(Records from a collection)
#####
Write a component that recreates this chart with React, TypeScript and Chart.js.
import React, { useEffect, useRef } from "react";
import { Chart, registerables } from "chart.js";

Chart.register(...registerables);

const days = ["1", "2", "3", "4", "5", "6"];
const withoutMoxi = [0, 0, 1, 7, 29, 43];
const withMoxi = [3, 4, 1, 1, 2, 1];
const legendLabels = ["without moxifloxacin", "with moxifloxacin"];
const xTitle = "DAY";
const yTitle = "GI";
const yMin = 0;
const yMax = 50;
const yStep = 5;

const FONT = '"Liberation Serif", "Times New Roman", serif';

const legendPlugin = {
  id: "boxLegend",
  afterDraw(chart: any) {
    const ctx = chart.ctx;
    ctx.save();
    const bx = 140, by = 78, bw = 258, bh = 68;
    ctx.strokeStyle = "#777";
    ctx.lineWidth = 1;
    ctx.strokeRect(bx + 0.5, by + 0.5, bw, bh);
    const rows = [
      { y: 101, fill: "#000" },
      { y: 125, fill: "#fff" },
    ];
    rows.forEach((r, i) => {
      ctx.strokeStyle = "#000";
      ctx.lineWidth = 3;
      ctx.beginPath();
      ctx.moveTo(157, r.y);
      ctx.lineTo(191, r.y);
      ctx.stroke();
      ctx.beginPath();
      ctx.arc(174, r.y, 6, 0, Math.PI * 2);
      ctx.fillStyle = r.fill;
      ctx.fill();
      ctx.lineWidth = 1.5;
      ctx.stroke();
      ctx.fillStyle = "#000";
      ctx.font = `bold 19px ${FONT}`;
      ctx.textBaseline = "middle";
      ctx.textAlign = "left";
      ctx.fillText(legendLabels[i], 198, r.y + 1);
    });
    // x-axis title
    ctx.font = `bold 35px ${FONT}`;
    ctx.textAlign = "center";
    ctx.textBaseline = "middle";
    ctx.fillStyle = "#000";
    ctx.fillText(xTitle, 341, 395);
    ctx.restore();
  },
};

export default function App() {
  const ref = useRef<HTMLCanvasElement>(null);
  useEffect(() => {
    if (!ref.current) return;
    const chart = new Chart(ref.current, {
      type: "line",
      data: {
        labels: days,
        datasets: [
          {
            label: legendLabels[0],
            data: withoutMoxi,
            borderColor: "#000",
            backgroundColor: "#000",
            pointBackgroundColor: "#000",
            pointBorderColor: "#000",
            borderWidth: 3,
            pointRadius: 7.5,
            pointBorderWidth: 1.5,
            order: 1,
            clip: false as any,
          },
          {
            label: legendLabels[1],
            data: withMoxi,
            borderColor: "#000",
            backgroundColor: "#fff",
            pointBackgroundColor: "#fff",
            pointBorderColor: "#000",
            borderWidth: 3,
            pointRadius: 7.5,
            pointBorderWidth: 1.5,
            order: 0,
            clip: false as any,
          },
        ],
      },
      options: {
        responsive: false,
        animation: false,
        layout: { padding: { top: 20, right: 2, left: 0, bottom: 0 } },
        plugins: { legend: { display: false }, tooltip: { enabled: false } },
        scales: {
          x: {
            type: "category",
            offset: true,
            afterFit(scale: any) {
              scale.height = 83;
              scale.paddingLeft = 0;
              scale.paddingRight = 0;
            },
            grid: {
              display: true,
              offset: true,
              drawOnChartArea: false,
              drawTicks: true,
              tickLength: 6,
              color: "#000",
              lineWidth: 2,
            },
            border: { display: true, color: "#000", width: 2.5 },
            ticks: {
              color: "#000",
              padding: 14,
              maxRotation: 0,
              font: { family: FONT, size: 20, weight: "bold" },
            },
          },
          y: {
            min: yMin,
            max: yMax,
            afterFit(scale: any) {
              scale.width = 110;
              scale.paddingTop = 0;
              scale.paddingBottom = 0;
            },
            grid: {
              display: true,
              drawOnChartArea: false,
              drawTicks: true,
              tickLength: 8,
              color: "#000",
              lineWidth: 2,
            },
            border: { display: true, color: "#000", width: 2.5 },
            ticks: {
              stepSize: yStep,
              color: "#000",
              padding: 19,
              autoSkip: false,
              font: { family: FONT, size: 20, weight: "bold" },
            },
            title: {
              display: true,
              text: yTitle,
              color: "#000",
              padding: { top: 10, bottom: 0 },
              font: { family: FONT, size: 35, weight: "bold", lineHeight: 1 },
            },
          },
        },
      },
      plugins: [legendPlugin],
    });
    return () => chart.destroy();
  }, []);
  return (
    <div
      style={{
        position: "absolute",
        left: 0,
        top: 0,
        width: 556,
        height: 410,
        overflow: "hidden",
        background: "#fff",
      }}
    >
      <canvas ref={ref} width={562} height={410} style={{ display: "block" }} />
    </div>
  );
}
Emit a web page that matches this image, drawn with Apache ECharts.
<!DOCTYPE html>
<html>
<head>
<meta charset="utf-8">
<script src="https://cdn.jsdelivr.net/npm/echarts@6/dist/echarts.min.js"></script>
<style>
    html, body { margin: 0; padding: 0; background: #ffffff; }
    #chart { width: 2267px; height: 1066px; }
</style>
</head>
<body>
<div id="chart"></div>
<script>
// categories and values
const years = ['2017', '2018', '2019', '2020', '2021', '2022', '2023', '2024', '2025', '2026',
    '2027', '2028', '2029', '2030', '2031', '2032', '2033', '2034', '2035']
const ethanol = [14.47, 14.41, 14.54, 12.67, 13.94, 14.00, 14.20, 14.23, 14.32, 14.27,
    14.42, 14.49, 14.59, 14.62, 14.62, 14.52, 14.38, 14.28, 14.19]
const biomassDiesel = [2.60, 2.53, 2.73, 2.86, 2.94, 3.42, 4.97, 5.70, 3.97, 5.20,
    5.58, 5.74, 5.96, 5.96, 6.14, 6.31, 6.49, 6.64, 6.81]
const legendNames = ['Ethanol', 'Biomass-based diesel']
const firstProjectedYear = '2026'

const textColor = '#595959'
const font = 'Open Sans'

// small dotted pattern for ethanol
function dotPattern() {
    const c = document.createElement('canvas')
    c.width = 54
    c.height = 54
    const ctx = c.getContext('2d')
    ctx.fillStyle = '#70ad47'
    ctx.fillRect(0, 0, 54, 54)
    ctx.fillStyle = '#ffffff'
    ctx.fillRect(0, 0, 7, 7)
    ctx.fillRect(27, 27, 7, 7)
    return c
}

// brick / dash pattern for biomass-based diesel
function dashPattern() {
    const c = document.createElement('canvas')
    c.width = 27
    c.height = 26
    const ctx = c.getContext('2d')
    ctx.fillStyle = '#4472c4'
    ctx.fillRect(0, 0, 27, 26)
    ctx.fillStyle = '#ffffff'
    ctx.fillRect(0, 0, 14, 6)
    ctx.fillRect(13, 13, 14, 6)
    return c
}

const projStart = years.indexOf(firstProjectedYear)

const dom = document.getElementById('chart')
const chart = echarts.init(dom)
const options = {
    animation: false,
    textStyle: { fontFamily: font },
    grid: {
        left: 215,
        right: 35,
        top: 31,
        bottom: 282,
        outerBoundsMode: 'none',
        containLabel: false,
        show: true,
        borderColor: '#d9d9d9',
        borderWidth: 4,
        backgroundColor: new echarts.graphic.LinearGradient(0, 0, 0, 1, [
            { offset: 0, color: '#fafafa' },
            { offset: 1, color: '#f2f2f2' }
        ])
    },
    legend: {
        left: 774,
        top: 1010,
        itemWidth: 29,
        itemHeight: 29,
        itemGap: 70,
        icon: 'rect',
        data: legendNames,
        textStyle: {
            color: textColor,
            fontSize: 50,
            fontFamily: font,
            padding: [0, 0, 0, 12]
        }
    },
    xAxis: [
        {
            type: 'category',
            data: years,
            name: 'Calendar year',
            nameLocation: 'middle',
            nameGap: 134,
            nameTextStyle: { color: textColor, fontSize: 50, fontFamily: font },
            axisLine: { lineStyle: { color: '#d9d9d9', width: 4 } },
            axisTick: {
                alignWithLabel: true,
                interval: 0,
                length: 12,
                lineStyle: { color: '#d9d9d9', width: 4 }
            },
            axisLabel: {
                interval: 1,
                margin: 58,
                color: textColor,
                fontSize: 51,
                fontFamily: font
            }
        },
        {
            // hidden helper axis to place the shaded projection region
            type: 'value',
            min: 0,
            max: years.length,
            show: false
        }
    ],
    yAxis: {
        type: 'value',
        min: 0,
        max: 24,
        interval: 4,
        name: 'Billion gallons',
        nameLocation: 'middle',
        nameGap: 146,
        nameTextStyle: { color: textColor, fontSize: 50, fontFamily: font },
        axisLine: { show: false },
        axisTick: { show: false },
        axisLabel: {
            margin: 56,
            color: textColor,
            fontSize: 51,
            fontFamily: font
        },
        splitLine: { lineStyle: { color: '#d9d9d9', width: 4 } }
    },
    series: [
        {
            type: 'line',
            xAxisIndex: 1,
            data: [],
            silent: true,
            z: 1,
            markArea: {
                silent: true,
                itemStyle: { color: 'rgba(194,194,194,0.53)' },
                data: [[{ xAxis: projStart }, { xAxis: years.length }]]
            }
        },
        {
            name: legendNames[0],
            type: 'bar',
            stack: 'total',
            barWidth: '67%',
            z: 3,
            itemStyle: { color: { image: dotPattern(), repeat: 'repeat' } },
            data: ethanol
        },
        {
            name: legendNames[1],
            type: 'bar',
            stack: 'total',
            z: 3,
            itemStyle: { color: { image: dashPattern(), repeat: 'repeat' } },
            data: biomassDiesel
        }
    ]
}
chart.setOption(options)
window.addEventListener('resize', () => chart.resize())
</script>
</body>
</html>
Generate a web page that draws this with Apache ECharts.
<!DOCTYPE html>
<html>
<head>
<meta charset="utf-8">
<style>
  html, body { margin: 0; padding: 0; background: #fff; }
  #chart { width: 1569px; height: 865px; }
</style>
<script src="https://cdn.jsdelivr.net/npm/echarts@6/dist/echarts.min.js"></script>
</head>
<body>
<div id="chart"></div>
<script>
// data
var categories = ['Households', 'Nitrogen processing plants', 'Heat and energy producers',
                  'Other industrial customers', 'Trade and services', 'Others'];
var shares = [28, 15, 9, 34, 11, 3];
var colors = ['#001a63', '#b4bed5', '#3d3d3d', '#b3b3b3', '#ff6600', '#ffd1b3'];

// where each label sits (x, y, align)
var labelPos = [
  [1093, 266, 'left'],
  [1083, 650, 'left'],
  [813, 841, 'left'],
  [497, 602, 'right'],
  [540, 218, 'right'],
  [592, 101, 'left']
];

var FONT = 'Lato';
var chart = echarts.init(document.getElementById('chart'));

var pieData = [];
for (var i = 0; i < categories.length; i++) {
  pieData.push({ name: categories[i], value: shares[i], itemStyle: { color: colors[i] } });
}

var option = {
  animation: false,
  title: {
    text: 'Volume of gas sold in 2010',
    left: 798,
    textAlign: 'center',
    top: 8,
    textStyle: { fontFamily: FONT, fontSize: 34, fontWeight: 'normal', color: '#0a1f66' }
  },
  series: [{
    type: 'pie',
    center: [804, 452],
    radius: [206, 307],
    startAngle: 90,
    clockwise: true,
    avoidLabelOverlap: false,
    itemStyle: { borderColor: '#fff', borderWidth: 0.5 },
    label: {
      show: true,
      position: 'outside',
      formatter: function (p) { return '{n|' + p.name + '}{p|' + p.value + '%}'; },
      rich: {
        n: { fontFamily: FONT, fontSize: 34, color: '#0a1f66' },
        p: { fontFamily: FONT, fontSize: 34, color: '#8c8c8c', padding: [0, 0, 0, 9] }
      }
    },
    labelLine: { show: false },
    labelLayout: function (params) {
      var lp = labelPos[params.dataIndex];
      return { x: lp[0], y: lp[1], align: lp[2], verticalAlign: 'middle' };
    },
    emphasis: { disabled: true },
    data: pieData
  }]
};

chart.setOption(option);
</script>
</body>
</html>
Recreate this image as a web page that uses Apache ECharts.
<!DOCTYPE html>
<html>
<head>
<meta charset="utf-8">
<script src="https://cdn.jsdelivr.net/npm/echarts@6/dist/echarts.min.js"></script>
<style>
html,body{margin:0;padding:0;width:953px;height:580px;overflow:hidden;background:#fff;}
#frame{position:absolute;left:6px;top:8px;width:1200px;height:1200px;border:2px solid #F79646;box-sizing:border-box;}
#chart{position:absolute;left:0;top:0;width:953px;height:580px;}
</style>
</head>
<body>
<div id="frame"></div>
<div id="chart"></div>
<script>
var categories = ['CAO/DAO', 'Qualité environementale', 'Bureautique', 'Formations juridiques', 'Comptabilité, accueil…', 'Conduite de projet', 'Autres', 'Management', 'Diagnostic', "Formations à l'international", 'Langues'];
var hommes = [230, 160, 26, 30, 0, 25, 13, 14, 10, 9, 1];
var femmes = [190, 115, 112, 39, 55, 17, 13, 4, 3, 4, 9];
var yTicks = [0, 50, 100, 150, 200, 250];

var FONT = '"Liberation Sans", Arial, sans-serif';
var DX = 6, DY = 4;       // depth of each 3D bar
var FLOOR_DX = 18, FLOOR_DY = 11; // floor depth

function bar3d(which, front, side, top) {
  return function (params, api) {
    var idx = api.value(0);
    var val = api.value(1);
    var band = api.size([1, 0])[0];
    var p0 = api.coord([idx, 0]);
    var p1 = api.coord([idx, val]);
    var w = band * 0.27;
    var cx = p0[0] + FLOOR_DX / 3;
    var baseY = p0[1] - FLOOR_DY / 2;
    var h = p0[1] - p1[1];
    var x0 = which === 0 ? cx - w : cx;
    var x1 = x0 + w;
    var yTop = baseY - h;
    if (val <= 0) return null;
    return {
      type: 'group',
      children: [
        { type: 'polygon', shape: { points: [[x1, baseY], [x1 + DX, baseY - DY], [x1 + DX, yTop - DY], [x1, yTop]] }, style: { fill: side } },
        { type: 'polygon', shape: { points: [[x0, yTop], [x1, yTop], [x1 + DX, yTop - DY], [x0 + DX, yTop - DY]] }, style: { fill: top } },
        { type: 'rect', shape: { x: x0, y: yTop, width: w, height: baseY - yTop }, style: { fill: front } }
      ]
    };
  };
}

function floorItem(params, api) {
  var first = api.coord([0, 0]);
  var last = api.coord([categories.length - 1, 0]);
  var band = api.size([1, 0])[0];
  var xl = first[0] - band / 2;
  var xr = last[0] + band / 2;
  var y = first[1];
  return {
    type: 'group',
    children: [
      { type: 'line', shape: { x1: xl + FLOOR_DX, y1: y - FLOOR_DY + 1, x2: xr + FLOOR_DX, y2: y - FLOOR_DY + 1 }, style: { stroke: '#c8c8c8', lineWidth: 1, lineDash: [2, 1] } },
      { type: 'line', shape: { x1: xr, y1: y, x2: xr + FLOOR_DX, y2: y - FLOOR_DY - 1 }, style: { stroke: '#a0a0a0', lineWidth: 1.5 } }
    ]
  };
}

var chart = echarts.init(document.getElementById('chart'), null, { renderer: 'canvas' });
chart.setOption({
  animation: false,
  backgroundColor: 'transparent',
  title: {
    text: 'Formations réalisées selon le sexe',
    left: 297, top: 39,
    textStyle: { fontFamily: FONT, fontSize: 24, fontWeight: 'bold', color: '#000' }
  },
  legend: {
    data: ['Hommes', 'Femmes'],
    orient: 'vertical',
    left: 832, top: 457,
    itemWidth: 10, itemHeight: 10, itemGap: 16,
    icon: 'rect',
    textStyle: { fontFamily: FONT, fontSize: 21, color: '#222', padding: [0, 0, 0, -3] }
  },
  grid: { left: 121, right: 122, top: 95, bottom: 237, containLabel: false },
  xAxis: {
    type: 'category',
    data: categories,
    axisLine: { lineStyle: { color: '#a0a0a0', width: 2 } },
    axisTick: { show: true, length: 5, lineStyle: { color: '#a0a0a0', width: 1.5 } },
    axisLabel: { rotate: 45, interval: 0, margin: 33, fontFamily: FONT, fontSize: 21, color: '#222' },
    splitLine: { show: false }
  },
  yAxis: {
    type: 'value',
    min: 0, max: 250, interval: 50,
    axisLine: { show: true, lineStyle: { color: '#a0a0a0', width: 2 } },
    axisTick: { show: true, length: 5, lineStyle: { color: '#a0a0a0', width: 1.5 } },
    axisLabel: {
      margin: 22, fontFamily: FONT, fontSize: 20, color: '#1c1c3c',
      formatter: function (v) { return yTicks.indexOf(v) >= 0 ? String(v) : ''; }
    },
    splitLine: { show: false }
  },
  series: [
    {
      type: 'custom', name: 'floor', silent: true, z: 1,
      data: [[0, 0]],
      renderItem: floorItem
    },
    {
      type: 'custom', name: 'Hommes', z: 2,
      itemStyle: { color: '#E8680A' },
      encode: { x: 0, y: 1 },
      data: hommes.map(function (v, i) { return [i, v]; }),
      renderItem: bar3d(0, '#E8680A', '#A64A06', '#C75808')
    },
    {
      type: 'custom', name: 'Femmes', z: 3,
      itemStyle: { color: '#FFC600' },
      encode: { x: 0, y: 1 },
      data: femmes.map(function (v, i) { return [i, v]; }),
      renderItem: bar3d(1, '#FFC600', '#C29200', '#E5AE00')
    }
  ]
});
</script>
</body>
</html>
#####
PROBLEM TO SOLVE: Look through the data and gather every line with the string "React" in it.

RESULT:
Write a component that recreates this chart with React, TypeScript and Chart.js.
import React, { useEffect, useRef } from "react";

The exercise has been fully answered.